The fair still showcased some of the arts-and-craftsy "novelty" elements
(lights in the shape of pigs or brassieres, chairs made from shopping carts or
traffic barricades) that earned it the "bad flea market" label when it began a
decade ago. But there were also a dozen small designer-manufacturers producing
funky yet rational design at affordable prices. Even though these items cost a
bit more than Pottery Barn fare, they were no doubt affected by the success of
that store's clean, simple lines. Blu Dot Design, for instance, offered its
handsome and functional Uptown series: a cocktail table ($499), sideboard
($899), and media cabinet ($649) of cherry, chrome, and sandblasted glass that
discreetly allow for both storage and display.
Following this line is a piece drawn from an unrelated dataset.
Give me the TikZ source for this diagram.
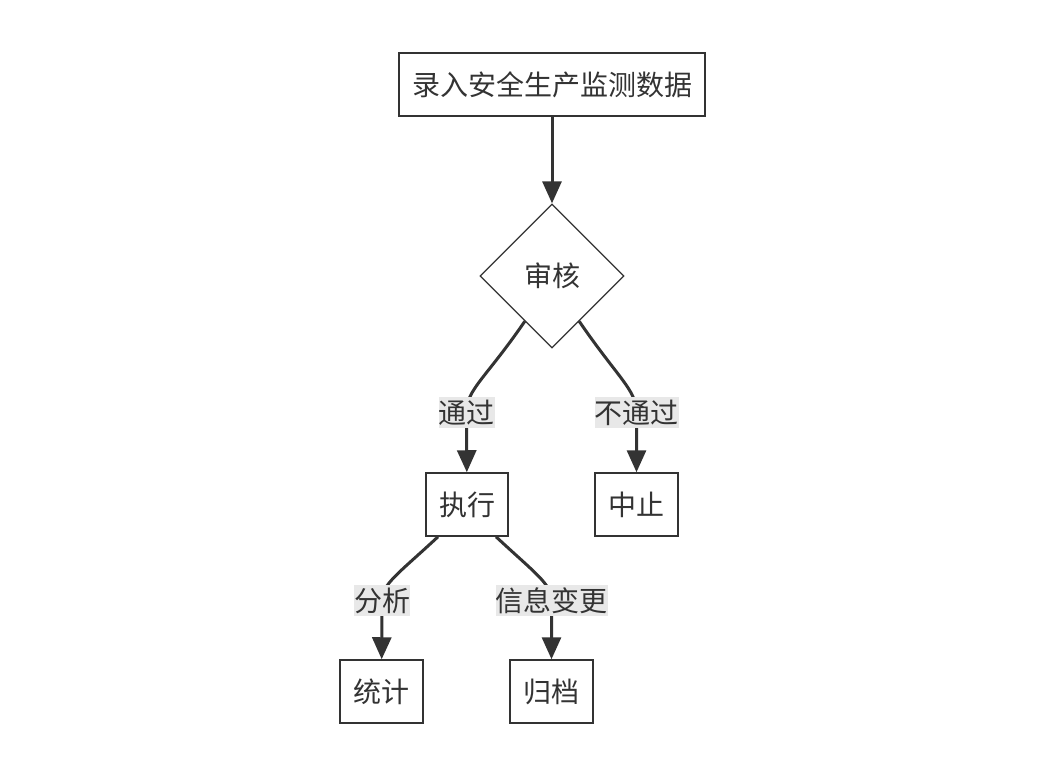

Although the Minneapolis-based
company is just a year old, its three twentysomething founders have already got
orders from more than 100 retailers around the country. They've been written up
in Newsweek, the New York Times, and an array of design magazines. Most telling
of all, the series' cocktail table and sideboard are now part of Chandler and
Joey's living room on Friends.
In addition, medium-size companies such as Directions are
now offering sophisticated design and manufacturing quality at department-store
prices, retaining an attention to fine detail that the mass chains lack. Ralph
Lauren, Calvin Klein, and Donna Karan have also got in on the act, introducing
their high-quality (though far from original) "home collections." Lauren has
already covered a quarter of Bloomingdale's furniture department with haute
preppy ensembles of paisley, tartan plaid, and corduroy. The rise of "boomer
casual" has even forced the major manufacturers to move beyond their perennial
colonial reproductions. Their more "modernized" furniture looks as if it were
designed by a committee tallying up market research, but it's a start.
A home
swathed in Karan, of course, is no better than a home swathed in Pottery Barn.
But the next stage in America's design evolution may not be far off. In New
York, one hip SoHo store, called Troy, offers new stuff next to classics by
Jacobsen and Alvar Aalto. A Tribeca store, Totem, showcases a slew of young
designers who will individualize pieces according to your home and character.
Totem's first line of its own--the Surface Collection by Lloyd Schwan--is both
playful and versatile, consisting of building-blocklike tables, credenzas, and
cabinets with interchangeable parts and colors, depending on whether the pieces
are going in an office or a kid's room. The collection won a Best Furniture
award at this year's International Contemporary Furniture Fair. Soon, Americans
will no longer be able to blame bad taste in furniture on a lack of choice.